“Heb je je haar geverfd?”, vraagt mijn broer. Nu moet je weten dat dit zeer ongebruikelijk is uit zijn mond. Het is niet ondenkbaar om met geamputeerde arm voor hem te verschijnen en hij hier geen enkele notie van neemt. Het is een bijzonder schepsel, die broer van mij.
Zoals alle opgroeiende broers en zussen hadden wij verschillende interesses en leefden wij gebroederlijk langs elkaar heen. Tijdens vakanties kwam altijd de gedeelde liefde voor het water en lagen wij 2 weken met duikbril in het zwembad of in de zee, om vervolgens in ons kleine okergele tentje te kruipen. Twee weken waren wij één. En bij thuiskomst kroop hij weer achter zijn Nintendo en danste ik Madonna met een borstel in mijn hand. Niets bijzonders.

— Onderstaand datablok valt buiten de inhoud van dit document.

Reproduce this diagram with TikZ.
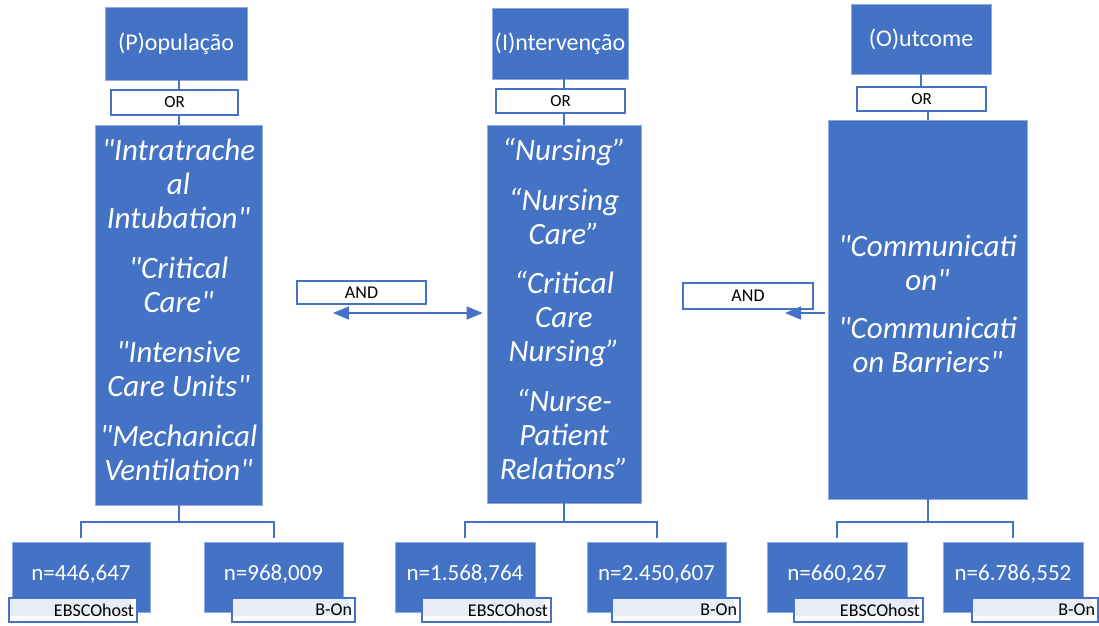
\documentclass[tikz,border=0pt]{standalone}
\usepackage{fontspec}
\setmainfont{Carlito}[Ligatures=TeXOff]
\usetikzlibrary{arrows.meta}
\definecolor{pblue}{HTML}{4472C4}
\definecolor{pedge}{HTML}{8FAADC}
\definecolor{lfill}{HTML}{E9ECF5}
\begin{document}
\begin{tikzpicture}[x=1pt,y=-1pt,
  hbox/.style={fill=pblue, draw=pedge, line width=0.6pt, text=white, inner sep=0pt,
    font=\fontsize{24}{28}\selectfont},
  mbox/.style={fill=pblue, draw=pedge, line width=0.6pt, inner sep=0pt},
  mtext/.style={text=white, align=center, inner sep=0pt,
    font=\fontsize{31}{34}\selectfont\itshape},
  orbox/.style={fill=white, draw=pblue, line width=1.6pt, inner sep=0pt,
    font=\fontsize{17}{19}\selectfont},
  andbox/.style={fill=white, draw=pblue, line width=1.6pt, inner sep=0pt,
    font=\fontsize{18}{20}\selectfont},
  nbox/.style={fill=pblue, draw=pedge, line width=0.6pt, text=white, inner xsep=0pt,
    inner ysep=0pt, text height=38pt, text depth=32pt,
    font=\fontsize{23}{26}\selectfont},
  lbl/.style={draw=pblue, line width=1.5pt, fill=white, align=right,
    inner xsep=3pt, inner ysep=0pt, minimum height=24pt,
    font=\fontsize{18}{20}\selectfont,
    path picture={\fill[lfill] ([xshift=1pt,yshift=-1pt]path picture bounding box.north west)
      rectangle ([xshift=-6pt,yshift=6pt]path picture bounding box.south east);}},
  conn/.style={draw=pblue, line width=2pt},
  arr/.style={draw=pblue, line width=1.5pt},
  tip/.tip={Triangle[length=16pt,width=13pt]}
]
\useasboundingbox (0,0) rectangle (1099,625);

% ---------------- Population column ----------------
\node[hbox, minimum width=142pt, minimum height=73pt] (hP) at (176,43.5) {(P)opulação};
\node[mbox, minimum width=167pt, minimum height=380pt] (mP) at (178.5,315) {};
\draw[conn] (mP.north) -- (mP.north |- hP.south);
\node[orbox, minimum width=127pt, minimum height=25pt] (orP) at (174.5,102.5) {OR};
\node[mtext] (tP) at (178.5,309.5) {"Intratrache\\al\\Intubation"\\[16pt]"Critical\\Care"\\[16pt]"Intensive\\Care Units"\\[16pt]"Mechanical\\Ventilation"};

\node[nbox, minimum width=138pt] (nP1) at (81,577) {n=446,647};
\node[nbox, minimum width=139pt] (nP2) at (273.5,577) {n=968,009};
\draw[conn] (mP.south) -- ++(0,17) -| ([yshift=4pt]nP1.north);
\draw[conn] (mP.south) -- ++(0,17) -| ([yshift=4pt]nP2.north);
\node[lbl, text width=122pt] (lP1) at (73,610) {EBSCOhost};
\node[lbl, text width=117pt] (lP2) at (293.5,610) {B-On};

% ---------------- Intervention column ----------------
\node[hbox, minimum width=136pt, minimum height=71pt] (hI) at (560,43.5) {(I)ntervenção};
\node[mbox, minimum width=154pt, minimum height=378pt] (mI) at (564,314) {};
\draw[conn] (mI.north) -- (mI.north |- hI.south);
\node[orbox, minimum width=129pt, minimum height=24pt] (orI) at (560.5,101) {OR};
\node[mtext] (tI) at (564,308.5) {“Nursing”\\[16pt]“Nursing\\Care”\\[15pt]“Critical\\Care\\Nursing”\\[16pt]“Nurse-\\Patient\\Relations”};

\node[nbox, minimum width=140pt] (nI1) at (465,577) {n=1.568,764};
\node[nbox, minimum width=139pt] (nI2) at (656.5,577) {n=2.450,607};
\draw[conn] (mI.south) -- ++(0,19) -| ([yshift=4pt]nI1.north);
\draw[conn] (mI.south) -- ++(0,19) -| ([yshift=4pt]nI2.north);
\node[lbl, text width=123pt] (lI1) at (486.5,610) {EBSCOhost};
\node[lbl, text width=122pt] (lI2) at (676,610) {B-On};

% ---------------- Outcome column ----------------
\node[hbox, minimum width=140pt, minimum height=70pt] (hO) at (921,39) {(O)utcome};
\node[mbox, minimum width=199pt, minimum height=379pt] (mO) at (927.5,309.5) {};
\draw[conn] (hO.south) -- ++(0,13);
\draw[conn] (mO.north) -- ++(0,-12);
\node[orbox, minimum width=129pt, minimum height=24pt] (orO) at (921.5,99) {OR};
\node[mtext] (tO) at (927.5,304) {"Communicati\\on"\\[14pt]"Communicati\\on Barriers"};

\node[nbox, minimum width=140pt] (nO1) at (837,577) {n=660,267};
\node[nbox, minimum width=140pt] (nO2) at (1013,577) {n=6.786,552};
\draw[conn] (mO.south) -- ++(0,23) -| ([yshift=4pt]nO1.north);
\draw[conn] (mO.south) -- ++(0,23) -| ([yshift=4pt]nO2.north);
\node[lbl, text width=123pt] (lO1) at (858.5,610) {EBSCOhost};
\node[lbl, text width=120pt] (lO2) at (1035,610) {B-On};

% ---------------- AND connectors ----------------
\node[andbox, minimum width=129pt, minimum height=23pt] (and1) at (361.5,292.5) {AND};
\coordinate (a1) at (333,313);
\draw[arr, {tip}-{tip}, shorten >=4pt] (a1) -- (a1 -| mI.west);

\node[andbox, minimum width=130pt, minimum height=26pt] (and2) at (748,296) {AND};
\coordinate (a2) at (785,313);
\draw[arr, -{tip}, shorten <=3pt] (a2 -| mO.west) -- (a2);
\end{tikzpicture}
\end{document}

Nee, het was de pubertijd dat onze afzonderlijke karakters boven kwamen borrelen. Ik wilde graag gaan stappen, maar aangezien hij ook nog niet ging, werd mij de toegang tot het nachtleven ook nog even ontzegd. Ik stond op de hoek van het schoolplein met mijn populaire vriendinnetjes heel stoer sigaretjes te roken, waar ik volgens mij broer groen van kleurde. Hij wandelde rondjes om de school met zijn mede nerd-vriend, die beiden een gave hadden om de meest onooglijke schoenen te dragen. En hoewel ik mij toen wel eens voor hem schaamde, met zijn witte sportsokken en degelijke schooltas, zo hoop ik nu dat mijn dochter straks ook sterk genoeg in haar schoenen staat om eigen keuzes te maken. Met als verschil dat ik er wel voor zorg dat die schoenen dat iets modieuzer zijn uiteraard.
Maar ik heb inderdaad mijn haar geverfd. De broodnodige metamorfose om een nieuw tijdperk van mijn leven in te luiden. Ik ben dus afgelopen week 36 geworden. Nog nooit heb ik mij iets van mijn leeftijd aangetrokken. Maar deze zit mij niet helemaal lekker. De grote 4-0 komt toch langzaam dichterbij en die leuke kerel is zojuist weer met de noorderzon vertrokken. Mijn angstbeeld van vergrijsd kattenvrouwtje schiet door mijn hoofd. Ook herinner ik in een flits het vrouwtje dat altijd op de Langegracht de duiven voerde. Ik vraag mij af of ik proefondervindelijk gaan uitvinden wat de vreemde term ‘ouwe vrijster’ nou eigenlijk inhoudt.
Maar die gedachten zijn op slag verdwenen wanneer ik langs een spiegel loop en ik tevreden ben met het resultaat. Bij verandering in je leven zit er niets anders op: je verft je haar. Zodanig dat het zelfs je broer opvalt.